Pope Francis has found himself reeling in managing the child abuse crisis, and more specifically the machinery of deception and concealment. For all the claims of his supposedly more progressive streak, he has been traditionally resistant on the Church’s sclerosis in dealing with the culpable management of abusive priests.
Chile has proven to be particularly problematic, a veritable crown of thorns. The Pope had, for instance, gone as far as accusing child abuse victims, notably those associated with the infamous Rev. Fernando Karadima, of calumny. An exchange with a reporter at the gate of the Iquique venue, the site of Mass on the last day of his Chile visit, sent the press and commentators into a spin of dizzied alarm.
Central to the exchange was the pontiff’s 2015 appointment of Bishop Juan Barros. The appointee to the diocese of Osorno had been a Karadima protégé, who survivors say bore witness and covered-up abuses in Chile. In a more moderate tone, the Pope decided to sober up matters on returning to Rome. “You [reporters],” went Francis, “in all good will, tell me that there are victims, but I haven’t seen any, because they haven’t come forward.” This was a far-fetched assertion, given that Barros has been lighting up matters on the abuse trail since 2012.

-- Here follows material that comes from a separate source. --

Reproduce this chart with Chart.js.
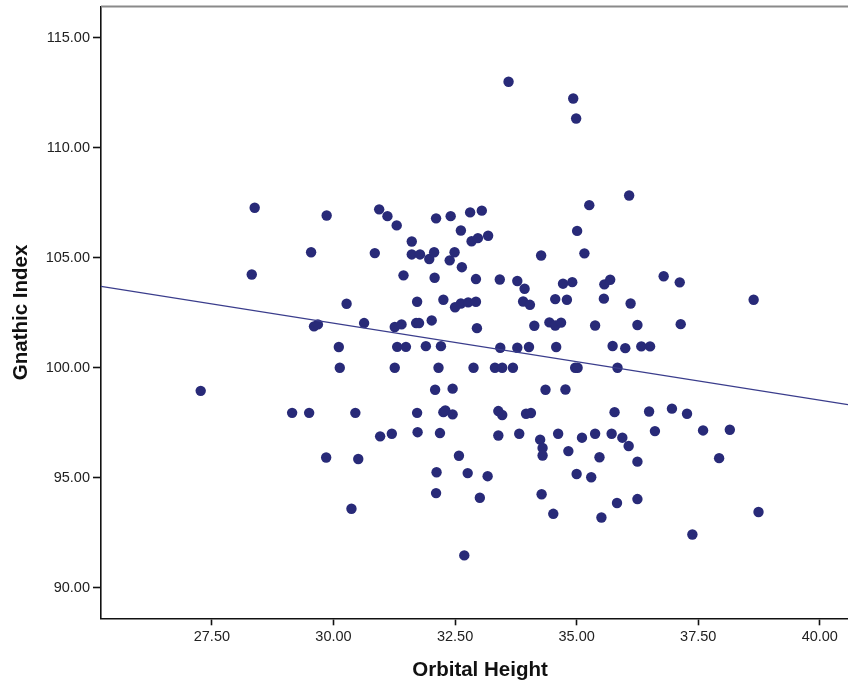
<!DOCTYPE html>
<html>
<head>
<meta charset="utf-8">
<title>Gnathic Index by Orbital Height</title>
<script src="https://cdn.jsdelivr.net/npm/chart.js@4.4.1/dist/chart.umd.min.js"></script>
<style>
	html, body { margin: 0; padding: 0; background: #fff; }
	canvas { display: block; }
</style>
</head>
<body>
<canvas id="myChart" width="848" height="686"></canvas>
<script>
// one entry per case: orbital height (x) and gnathic index (y)
const orbitalHeight = [
	28.38, 28.32, 27.27, 29.15, 29.50, 29.54, 29.86, 29.60, 29.68, 30.11,
	30.13, 30.27, 30.45, 29.85, 30.51, 30.37, 30.63, 30.85, 30.94, 31.11,
	31.30, 30.96, 31.20, 31.26, 31.40, 31.31, 31.49, 31.26, 31.44, 31.61,
	31.61, 31.78, 31.72, 31.70, 31.76, 31.72, 31.73, 31.90, 31.97, 32.02,
	32.07, 32.08, 32.11, 32.09, 32.12, 32.11, 32.16, 32.19, 32.21, 32.26,
	32.26, 32.30, 32.45, 32.45, 32.39, 32.41, 32.49, 32.50, 32.62, 32.77,
	32.93, 32.58, 32.62, 32.64, 32.69, 32.76, 32.81, 32.84, 32.97, 33.18,
	33.05, 32.88, 32.93, 32.95, 33.17, 33.01, 33.32, 33.47, 33.69, 33.39,
	33.47, 33.39, 33.43, 33.42, 33.60, 33.78, 33.78, 33.82, 33.93, 33.90,
	34.04, 33.96, 34.06, 34.02, 34.13, 34.27, 34.25, 34.30, 34.30, 34.28,
	34.36, 34.44, 34.56, 34.68, 34.52, 34.56, 34.58, 34.62, 34.72, 34.77,
	34.80, 34.83, 34.91, 34.93, 34.97, 35.02, 34.99, 35.01, 35.00, 35.11,
	35.16, 35.26, 35.30, 35.38, 35.38, 35.47, 35.51, 35.56, 35.57, 35.69,
	35.72, 35.74, 35.78, 35.83, 35.84, 35.94, 36.00, 36.07, 36.08, 36.11,
	36.25, 36.25, 36.25, 36.33, 36.51, 36.49, 36.61, 36.79, 36.96, 37.12,
	37.14, 37.27, 37.38, 37.60, 37.93, 38.15, 38.64, 38.74
];
const gnathicIndex = [
	107.27, 104.24, 98.95, 97.95, 97.95, 105.25, 106.92, 101.88, 101.97, 100.94,
	100.00, 102.91, 97.95, 95.92, 95.85, 93.59, 102.03, 105.21, 107.20, 106.89,
	106.47, 96.88, 97.00, 101.85, 101.97, 100.95, 100.95, 100.00, 104.20, 105.74,
	105.15, 105.15, 103.00, 102.03, 102.03, 97.95, 97.07, 100.98, 104.94, 102.15,
	105.25, 104.09, 106.79, 99.00, 95.25, 94.30, 100.00, 97.03, 100.98, 103.09,
	97.98, 98.06, 97.88, 99.05, 104.88, 106.89, 105.25, 102.75, 102.92, 102.97,
	103.00, 96.00, 106.24, 104.57, 91.47, 95.21, 107.06, 105.75, 105.89, 106.00,
	107.14, 100.00, 104.03, 101.80, 95.07, 94.09, 100.00, 100.00, 100.00, 98.03,
	97.85, 96.92, 100.91, 104.01, 113.00, 100.91, 103.94, 97.00, 103.59, 103.01,
	102.86, 97.91, 97.94, 100.94, 101.91, 105.10, 96.73, 96.35, 96.01, 94.25,
	99.00, 102.06, 101.92, 102.05, 93.36, 103.12, 100.94, 97.00, 103.82, 99.01,
	103.09, 96.21, 103.89, 112.24, 100.00, 100.00, 111.33, 106.22, 95.17, 96.82,
	105.20, 107.39, 95.02, 101.92, 97.00, 95.93, 93.19, 103.14, 103.79, 104.00,
	97.00, 100.99, 97.98, 93.85, 100.00, 96.82, 100.89, 96.44, 107.83, 102.92,
	101.94, 95.73, 94.03, 100.97, 100.97, 98.01, 97.12, 104.16, 98.14, 103.88,
	101.98, 97.91, 92.42, 97.15, 95.89, 97.18, 103.09, 93.44
];

// linear fit, drawn across the whole x range
const fitX = [25.22, 40.58];
const fitY = [103.70, 98.32];

const xTicks = [27.5, 30, 32.5, 35, 37.5, 40];
const yTicks = [90, 95, 100, 105, 110, 115];
const xTitle = 'Orbital Height';
const yTitle = 'Gnathic Index';

const navy = '#282a78';
const fontFamily = '"Liberation Sans", Arial, sans-serif';

const points = orbitalHeight.map((x, i) => ({ x: x, y: gnathicIndex[i] }));
const fitLine = fitX.map((x, i) => ({ x: x, y: fitY[i] }));

// grey top frame line and the two bold axis titles
const frameAndTitles = {
	id: 'frameAndTitles',
	afterDraw(chart) {
		const { ctx, chartArea } = chart;
		ctx.save();
		ctx.strokeStyle = '#8a8a8a';
		ctx.lineWidth = 2;
		ctx.beginPath();
		ctx.moveTo(chartArea.left, chartArea.top);
		ctx.lineTo(chartArea.right, chartArea.top);
		ctx.stroke();

		ctx.fillStyle = '#111';
		ctx.font = 'bold 20.5px ' + fontFamily;
		ctx.textAlign = 'center';
		ctx.textBaseline = 'middle';
		ctx.fillText(xTitle, 480, 670);
		ctx.translate(21, (chartArea.top + chartArea.bottom) / 2);
		ctx.rotate(-Math.PI / 2);
		ctx.fillText(yTitle, 0, 0);
		ctx.restore();
	}
};

const tickFont = { family: fontFamily, size: 14.5 };

const ctx = document.getElementById('myChart').getContext('2d');
const myChart = new Chart(ctx, {
	type: 'scatter',
	data: {
		datasets: [{
			type: 'line',
			label: 'fit',
			data: fitLine,
			borderColor: '#3a3d8c',
			borderWidth: 1.2,
			pointRadius: 0,
			fill: false,
			order: 0
		}, {
			label: 'cases',
			data: points,
			backgroundColor: navy,
			borderWidth: 0,
			pointRadius: 5.2,
			order: 1
		}]
	},
	options: {
		responsive: false,
		animation: false,
		layout: {
			autoPadding: false,
			padding: { top: 6.5, right: 0, bottom: 0, left: 0 }
		},
		plugins: {
			legend: { display: false },
			tooltip: { enabled: false }
		},
		scales: {
			x: {
				type: 'linear',
				min: 25.22,
				max: 40.58,
				afterFit: s => {
					s.height = 67.7;
					s.paddingLeft = 0;
					s.paddingRight = 0;
				},
				afterBuildTicks: s => { s.ticks = xTicks.map(v => ({ value: v })); },
				border: { color: '#111', width: 1.6 },
				grid: { drawOnChartArea: false, tickLength: 7, tickColor: '#111', tickWidth: 1.6 },
				ticks: {
					font: tickFont,
					color: '#222',
					padding: 3,
					maxRotation: 0,
					callback: v => v.toFixed(2)
				}
			},
			y: {
				type: 'linear',
				min: 88.61,
				max: 116.42,
				afterFit: s => {
					s.width = 101;
					s.paddingTop = 0;
					s.paddingBottom = 0;
				},
				afterBuildTicks: s => { s.ticks = yTicks.map(v => ({ value: v })); },
				border: { color: '#111', width: 1.6 },
				grid: { drawOnChartArea: false, tickLength: 8, tickColor: '#111', tickWidth: 1.6 },
				ticks: {
					font: tickFont,
					color: '#222',
					padding: 3,
					callback: v => v.toFixed(2)
				}
			}
		}
	},
	plugins: [frameAndTitles]
});
</script>
</body>
</html>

Since then, victims have been furnishing Chilean prosecutors with a bounty of testimony. Former member of the Pontifical Commission for the Protection of Minors, Marie Collins, was significantly riled, having delivered a letter of 8 pages to the Pope outlining her own accounts of abuse.
Collins’ own resignation from the body was prompted by a seemingly incurable bureaucratic inertia. “The most significant problem,” she penned in her resignation in March 2017, “has been reluctance of some members of the Vatican Curia to implement the recommendations of the Commission despite their approval by the pope.”
In his January 31, 2015 letter to the executive committee of the Chilean bishops’ conference, it became clear that Francis was entirely cognisant of the problems. “Thank you for having openly demonstrated the concern that you have about the appointment of Monsignor Juan Barros. I understand what you are telling me and I’m aware that the situation of the church in Chile is difficult due to the trials you’ve had to undergo.”
Having rounded up on critics of those accused of child abuse, he has been pushed into an act of near grovelling contrition, suggesting last month that there has been “serious errors of assessment and perception”. The question lurking amidst the frocks was who had supplied the supposedly infallible Francis with the unreliable information. He had claimed to have precipitated the errors of assessment “due to lack of truthful and balanced information.” Cardinals Francisco Javier Errázuriz and Ricardo Ezzati, both archbishops of Santiago, have denied being involved in that defective information loop.
By the end of April, the pontiff had met three victims of Karadima in Rome. One of the survivors, Juan Carlos Cruz, claimed that the Pope had sorrowfully relented. “I was part of the problem,” he is reported to have said. “I caused this and I apologize to you.”
The Vatican Curia’s response to the dimension of shuffling, moving and redirecting errant and abusive priests supplies a general, global blue print. Dioceses have duly complied, taking their lead from the top. All in all, responses by the Church have been irregular and often soft. Sabbaticals and exit strategies have been promised to those in the higher realms of the church food chain.
Those constructively guilty of abuse – through denial and administrative dissimulation – are merely moved on. Individuals like Apuron have not been defrocked, nor restrictions placed on his continued ministry. Wilson, despite his conviction, remains defiant. Given the Vatican’s previous form, he has every reason to be so.